Entries from May 10, 2015 - May 16, 2015
UK Inflation Report: small hawkish shift
Here’s a productivity-enhancing suggestion for students of the Bank of England’s Inflation Report. To deduce the policy message, ignore the copious verbiage and focus on a single statistic – the mean forecast for inflation in two years’ time based on unchanged policy. A number above 2.0% signals that policy tightening is required. If, in addition, the number is higher than last time, tightening is judged to be more urgent.
Both conditions were met in the latest Report. The mean two-year-ahead forecast is 2.35%, up from 2.19% in February. The MPC, therefore, has become slightly more hawkish, although Mark Carney was at pains not to disturb current market expectations of a first rate rise next spring in his press conference comments. The rise in the two-year-ahead forecast follows cuts in February and November – see first chart.
This hawkish shift, despite a downward revision to GDP growth, reflects greater pessimism about near-term supply prospects. Productivity is now projected to rise by only 0.25% this year, down from 0.75% in February.
The expectation here is that a further hawkish adjustment will occur by August as pay growth exceeds the MPC’s downwardly-revised forecast. Today’s labour market report, unseen by the Bank, showed annual growth of average weekly earnings of 1.9% in the three months to March, and 3.3% in March alone, which compares with a projection of 2.5% in the fourth quarter of 2015 (cut, strangely, from 3.5% in February). The job openings or vacancies rate continues to suggest a pick-up in pay pressures – second chart.
(A monetarist gripe: The May Report contains nine pages of analysis of potential supply but only three sentences about monetary developments. The Bank’s long tradition of ignoring money continues, despite its key role in the 2005-09 financial boom / bust.)
Global growth: H2 pick-up on track
The recent surge in global government bond yields is consistent with the forecast here that growth and inflation will rebound in the second half of 2015, resulting in a change in direction of monetary policies.
A post in February suggested that global growth would pull back into mid-2015 before strengthening significantly in the second half. A pick-up was expected because real narrow money expansion had risen sharply in late 2014 / early 2015 and typically leads activity by six to 12 months.

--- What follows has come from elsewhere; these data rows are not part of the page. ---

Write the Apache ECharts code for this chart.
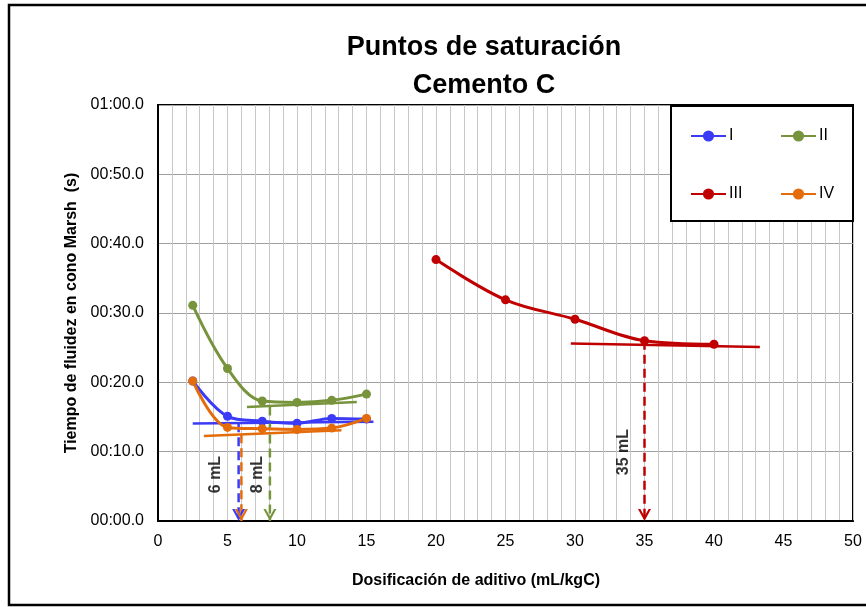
<!DOCTYPE html>
<html><head><meta charset="utf-8">
<script src="https://cdn.jsdelivr.net/npm/echarts@6/dist/echarts.min.js"></script>
<style>html,body{margin:0;padding:0;background:#fff}#c{width:866px;height:607px}</style>
</head><body><div id="c"></div>
<script>
// ---- data ----
const dosesA = [2.5, 5, 7.5, 10, 12.5, 15];
const timesI = [20.2, 15.1, 14.4, 14.1, 14.8, 14.7];
const timesII = [31.1, 22.0, 17.3, 17.1, 17.4, 18.3];
const timesIV = [20.2, 13.5, 13.3, 13.2, 13.4, 14.8];
const dosesIII = [20, 25, 30, 35, 40];
const timesIII = [37.7, 31.9, 29.1, 26.0, 25.5];

// tangent (saturation) lines: [x, y] end points
const tangentI = [[2.5, 14.05], [15.5, 14.3]];
const tangentII = [[6.4, 16.45], [14.3, 17.17]];
const tangentIII = [[29.7, 25.6], [43.3, 25.1]];
const tangentIV = [[3.3, 12.27], [13.2, 13.1]];

// arrows: x position, start time
const arrowI = [5.8, 14.1];
const arrowIV = [6.0, 12.5];
const arrowII = [8.05, 16.5];
const arrowIII = [35, 26.0];

// arrow labels: [x, y, text]
const arrowLabels = [[4.15, 6.7, '6 mL'], [7.15, 6.7, '8 mL'], [33.5, 9.95, '35 mL']];

const seriesNames = ['I', 'II', 'III', 'IV'];
const colors = {I: '#3B3BF7', II: '#77933C', III: '#C00000', IV: '#E46C0A'};

const FONT = '"Liberation Sans", Arial, sans-serif';
const chevron = 'path://M0,0 L6.5,12 L13,0 L10.6,0 L6.5,7.6 L2.4,0 Z';

function zip(xs, ys) { return xs.map((x, i) => [x, ys[i]]); }
function pad(n) { return (n < 10 ? '0' : '') + n; }

function mainSeries(name, xs, ys) {
  return {
    name: name, type: 'line', data: zip(xs, ys), smooth: 0.35,
    symbol: 'circle', symbolSize: 9, silent: true,
    lineStyle: {color: colors[name], width: 3},
    itemStyle: {color: colors[name], borderWidth: 0},
    z: 5
  };
}
function tangentSeries(name, pts) {
  return {
    name: name + '_t', type: 'line', data: pts, symbol: 'none', silent: true,
    lineStyle: {color: colors[name], width: 2.5}, z: 4
  };
}
function arrowSeries(name, a) {
  return {
    name: name + '_a', type: 'line', silent: true,
    data: [
      {value: [a[0], a[1]], symbol: 'none'},
      {value: [a[0], 0], symbol: chevron, symbolSize: [13, 12], symbolOffset: [0, '-50%'], symbolKeepAspect: false}
    ],
    showSymbol: true,
    lineStyle: {color: colors[name], width: 2.5, type: [9, 5]},
    itemStyle: {color: colors[name], borderWidth: 0},
    z: 4
  };
}

const series = [
  tangentSeries('I', tangentI), tangentSeries('II', tangentII),
  tangentSeries('III', tangentIII), tangentSeries('IV', tangentIV),
  arrowSeries('II', arrowII), arrowSeries('I', arrowI), arrowSeries('IV', arrowIV), arrowSeries('III', arrowIII),
  mainSeries('I', dosesA, timesI),
  mainSeries('II', dosesA, timesII),
  mainSeries('III', dosesIII, timesIII),
  mainSeries('IV', dosesA, timesIV),
  {
    name: 'labels', type: 'scatter', symbolSize: 0, silent: true,
    data: arrowLabels.map(l => ({value: [l[0], l[1]], label: {formatter: l[2]}})),
    label: {show: true, position: 'inside', rotate: 90, fontSize: 16, fontWeight: 'bold', color: '#000', fontFamily: FONT},
    z: 6
  }
];

const legendBase = {itemWidth: 35, itemHeight: 14, padding: 0, itemGap: 5, z: 10,
  textStyle: {fontSize: 16, color: '#000', fontFamily: FONT, padding: [0, 0, 0, -2]}};
const legendPos = {I: [690, 128], II: [780, 128], III: [690, 186], IV: [780, 186]};

const option = {
  animation: false,
  backgroundColor: '#fff',
  textStyle: {fontFamily: FONT},
  title: [
    {text: 'Puntos de saturación\nCemento C', left: 484, top: 29, textAlign: 'center', padding: 0,
     textStyle: {fontSize: 27, fontWeight: 'bold', color: '#000', lineHeight: 38, fontFamily: FONT}},
    {text: 'Dosificación de aditivo (mL/kgC)', left: 476, top: 573, textAlign: 'center', padding: 0,
     textStyle: {fontSize: 16, fontWeight: 'bold', color: '#000', fontFamily: FONT}}
  ],
  legend: seriesNames.map(n => Object.assign({}, legendBase, {data: [n], left: legendPos[n][0], top: legendPos[n][1]})),
  grid: {left: 158, right: 13, top: 105, bottom: 86, show: true, borderColor: '#000', borderWidth: 2, containLabel: false},
  xAxis: {
    type: 'value', min: 0, max: 50, interval: 5,
    axisLine: {show: true, lineStyle: {color: '#000', width: 2}},
    axisTick: {show: false},
    minorTick: {show: false, splitNumber: 5},
    minorSplitLine: {show: true, lineStyle: {color: '#c8c8c8', width: 1}},
    splitLine: {show: true, lineStyle: {color: '#c8c8c8', width: 1}},
    axisLabel: {fontSize: 16, color: '#000', margin: 13, fontFamily: FONT}
  },
  yAxis: {
    type: 'value', min: 0, max: 60, interval: 10,
    name: 'Tiempo de fluidez en cono Marsh  (s)', nameLocation: 'middle', nameGap: 77, nameRotate: 90,
    nameTextStyle: {fontSize: 16, fontWeight: 'bold', color: '#000', fontFamily: FONT},
    axisLine: {show: true, lineStyle: {color: '#000', width: 2}},
    axisTick: {show: false},
    splitLine: {show: true, lineStyle: {color: '#a0a0a0', width: 1}},
    axisLabel: {fontSize: 16, color: '#000', margin: 14, fontFamily: FONT,
      formatter: v => pad(Math.floor(v / 60)) + ':' + pad(v % 60) + '.0'}
  },
  graphic: [
    {type: 'rect', z: 8, shape: {x: 671, y: 106, width: 182, height: 115},
     style: {fill: '#fff', stroke: '#000', lineWidth: 2}},
    {type: 'rect', z: 8, shape: {x: 9, y: 5, width: 870, height: 600},
     style: {fill: 'none', stroke: '#000', lineWidth: 2.5}}
  ],
  series: series
};

const chart = echarts.init(document.getElementById('c'), null, {renderer: 'canvas'});
chart.setOption(option);
</script>
</body></html>
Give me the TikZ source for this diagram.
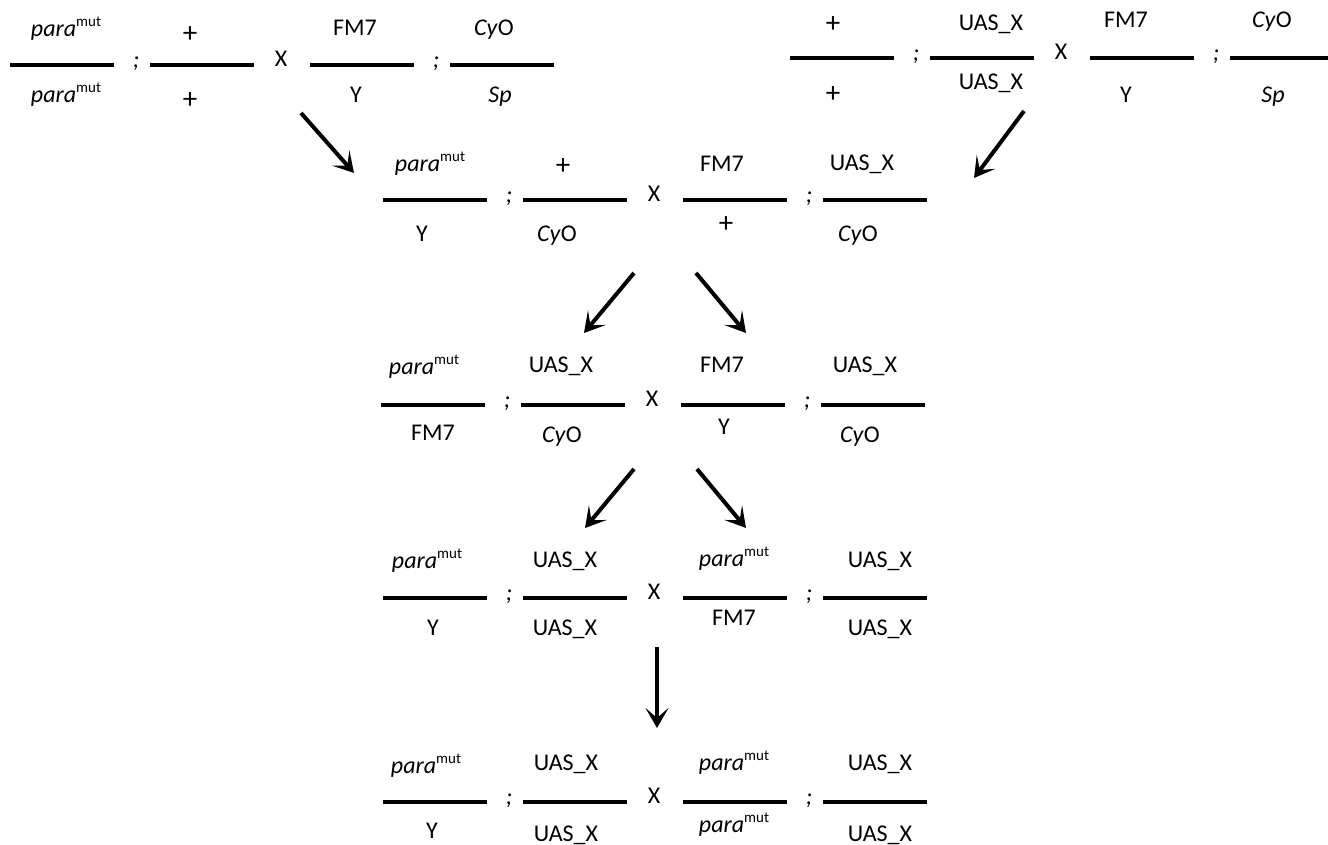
\documentclass[tikz,border=0pt]{standalone}
\usepackage{fontspec}
\setmainfont{Carlito}
\usetikzlibrary{arrows.meta}
\newcommand\pmut{\textit{para}\raisebox{0.42em}{\fontsize{15}{15}\selectfont mut}}
\newcommand\cyo{\textit{Cy}O}
\newcommand\spp{\textit{Sp}}
\newcommand\uas{UAS\_X}
\newcommand\plus{{\fontsize{29}{30}\selectfont +}}
% #1 name prefix, #2 x start of first line, #3 line y
\newcommand\crossrow[3]{%
  \draw[seg] (#2,#3) -- ++(104,0);
  \draw[seg] (#2+140,#3) -- ++(104,0);
  \draw[seg] (#2+300,#3) -- ++(104,0);
  \draw[seg] (#2+440,#3) -- ++(104,0);
  \node[sep] (#1-sc1) at (#2+126,#3) {;};
  \node[lbl] (#1-x) at (#2+271,#3-1) {X};
  \node[sep] (#1-sc2) at (#2+426,#3) {;};
}
\newcommand\lab[4]{\node[lbl] (#1) at (#2,#3) {#4};}
\begin{document}
\begin{tikzpicture}[x=1pt,y=-1pt,
  seg/.style={line width=4pt},
  lbl/.style={font=\fontsize{24}{28}\selectfont, inner sep=0pt, anchor=mid},
  sep/.style={lbl, font=\fontsize{24}{28}\selectfont\itshape},
  arr/.style={line width=4pt, -{Stealth[length=20pt,width=23pt,inset=10pt]}}]
\useasboundingbox (0,0) rectangle (1328,845);
\clip (0,0) rectangle (1328,845);

% row 1 left
\crossrow{ra}{10}{65}
\lab{ra-t1}{66}{34}{\pmut}
\lab{ra-t2}{190}{40}{\plus}
\lab{ra-t3}{355}{33}{FM7}
\lab{ra-t4}{494}{33}{\cyo}
\lab{ra-b1}{66}{100}{\pmut}
\lab{ra-b2}{190}{106}{\plus}
\lab{ra-b3}{356}{100}{Y}
\lab{ra-b4}{500}{100}{\spp}

% row 1 right
\crossrow{rb}{790}{58}
\lab{rb-t1}{833}{30}{\plus}
\lab{rb-t2}{991}{28}{\uas}
\lab{rb-t3}{1126}{25}{FM7}
\lab{rb-t4}{1272}{25}{\cyo}
\lab{rb-b1}{833}{100}{\plus}
\lab{rb-b2}{991}{87}{\uas}
\lab{rb-b3}{1126}{100}{Y}
\lab{rb-b4}{1273}{100}{\spp}

% row 2
\crossrow{rc}{383}{200}
\lab{rc-t1}{430}{169}{\pmut}
\lab{rc-t2}{563}{172}{\plus}
\lab{rc-t3}{722}{169}{FM7}
\lab{rc-t4}{862}{168}{\uas}
\lab{rc-b1}{422}{239}{Y}
\lab{rc-b2}{557}{239}{\cyo}
\lab{rc-b3}{726}{230}{\plus}
\lab{rc-b4}{858}{239}{\cyo}

% row 3
\crossrow{rd}{381}{405}
\lab{rd-t1}{424}{372}{\pmut}
\lab{rd-t2}{561}{370}{\uas}
\lab{rd-t3}{722}{370}{FM7}
\lab{rd-t4}{865}{370}{\uas}
\lab{rd-b1}{433}{438}{FM7}
\lab{rd-b2}{562}{440}{\cyo}
\lab{rd-b3}{724}{432}{Y}
\lab{rd-b4}{860}{440}{\cyo}

% row 4
\crossrow{re}{383}{598}
\lab{re-t1}{427}{566}{\pmut}
\lab{re-t2}{565}{565}{\uas}
\lab{re-t3}{734}{564}{\pmut}
\lab{re-t4}{880}{565}{\uas}
\lab{re-b1}{433}{633}{Y}
\lab{re-b2}{565}{633}{\uas}
\lab{re-b3}{734}{623}{FM7}
\lab{re-b4}{880}{633}{\uas}

% row 5
\crossrow{rf}{383}{802}
\lab{rf-t1}{426}{771}{\pmut}
\lab{rf-t2}{566}{768}{\uas}
\lab{rf-t3}{734}{768}{\pmut}
\lab{rf-t4}{880}{768}{\uas}
\lab{rf-b1}{432}{836}{Y}
\lab{rf-b2}{566}{839}{\uas}
\lab{rf-b3}{734}{830}{\pmut}
\lab{rf-b4}{880}{839}{\uas}

% arrows
\coordinate (a1s) at (301,113); \coordinate (a1e) at (354,173);
\coordinate (a2s) at (1024,111); \coordinate (a2e) at (974,178);
\coordinate (a3s) at (634,273); \coordinate (a3e) at (584,333);
\coordinate (a4s) at (696,273); \coordinate (a4e) at (746,333);
\coordinate (a5s) at (634,469); \coordinate (a5e) at (585,528);
\coordinate (a6s) at (697,469); \coordinate (a6e) at (746,528);
\coordinate (a7s) at (657,647); \coordinate (a7e) at (657,728);
\foreach \i in {1,...,7} \draw[arr] (a\i s) -- (a\i e);
\end{tikzpicture}
\end{document}
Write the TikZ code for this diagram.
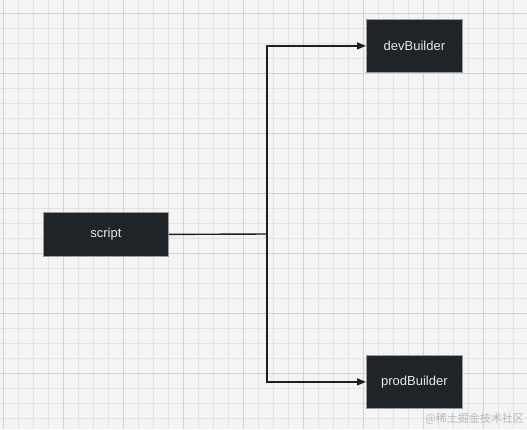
\documentclass[tikz,border=0pt]{standalone}
\usepackage{fontspec}
\setsansfont{Liberation Sans}
\newfontfamily\cjkfont{Noto Sans CJK SC}
\usetikzlibrary{arrows.meta}
\definecolor{bg}{HTML}{F4F4F4}
\definecolor{minorgrid}{HTML}{E2E2E2}
\definecolor{majorgrid}{HTML}{D2D2D2}
\definecolor{boxfill}{HTML}{1F2429}
\definecolor{boxline}{HTML}{9A9A9A}
\definecolor{boxtext}{HTML}{E8E8E8}
\definecolor{linkc}{HTML}{1E1E1E}
\definecolor{wmark}{HTML}{B8B8B8}
\begin{document}
\begin{tikzpicture}[x=1pt,y=-1pt,
  box/.style={draw=boxline, line width=0.8pt, fill=boxfill, text=boxtext, font=\sffamily\fontsize{13}{15}\selectfont, inner sep=0pt, anchor=north west},
  link/.style={draw=linkc, line width=1.4pt},
  tip/.style={-{Triangle[length=9pt,width=7pt]}}]
\useasboundingbox (0,0) rectangle (527,429);
\fill[bg] (0,0) rectangle (527,429);
\foreach \x in {3,18,...,527} \draw[minorgrid, line width=0.8pt] (\x,0) -- (\x,429);
\foreach \y in {13,28,...,429} \draw[minorgrid, line width=0.8pt] (0,\y) -- (527,\y);
\foreach \x in {3,63,...,527} \draw[majorgrid, line width=0.9pt] (\x,0) -- (\x,429);
\foreach \y in {13,73,...,429} \draw[majorgrid, line width=0.9pt] (0,\y) -- (527,\y);
\node[box, minimum width=125pt, minimum height=44pt] (script) at (43,212) {script};
\node[box, minimum width=96pt, minimum height=53pt] (dev) at (366,19) {devBuilder};
\node[box, minimum width=96pt, minimum height=53pt] (prod) at (366,355) {prodBuilder};
\coordinate (fork) at (267,234);
\draw[link] (script.east) -- (fork);
\draw[link, tip] (fork) |- (dev.west);
\draw[link, tip] (fork) |- (prod.west);
\node[text=wmark, font=\cjkfont\fontsize{11}{13}\selectfont, anchor=east, inner sep=0pt] (wm) at (524,419) {@稀土掘金技术社区};
\end{tikzpicture}
\end{document}
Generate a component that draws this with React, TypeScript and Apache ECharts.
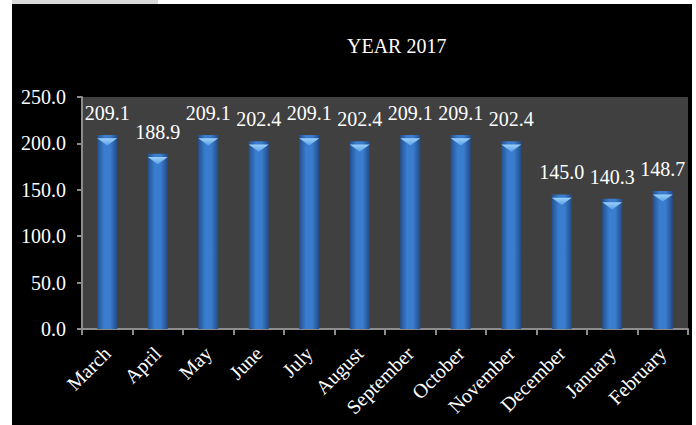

An April update concluded that this scenario remained on track and, together with a likely inflation rebound, posed a risk to government bond markets. A post in March had noted that Eurozone real yields were at a similar negative level to those in the US in 2012 ahead of a major market sell-off.
Full monetary data are now available for March. Six-month growth of global real narrow money fell back from February’s 38-month high but remains well above its 2014 average – see first chart. The monetary signal, therefore, remains green.
The forecast of a stronger second half is also now receiving support from the global longer leading indicator calculated here. The indicator drifted lower into February but recovered in March and appears to have risen sharply in April, based on preliminary data – first chart.
Another market development consistent with the forecast growth rebound is recent outperformance of stocks in “cyclical” industries relative to “non-cyclicals”. The relative performance of cyclicals correlates with G7 manufacturing purchasing managers’ new orders, which recovered slightly in April – second chart.
Will second-half economic strength carry over into 2016? As noted, real narrow money growth slipped in March and may fall further as inflation rebounds, unless nominal trends accelerate. The suggestion is that the coming economic pick-up will prove to be another false dawn. Markets, however, have probably yet to adjust fully to the near-term positive momentum change. Bond yields may have further to rise.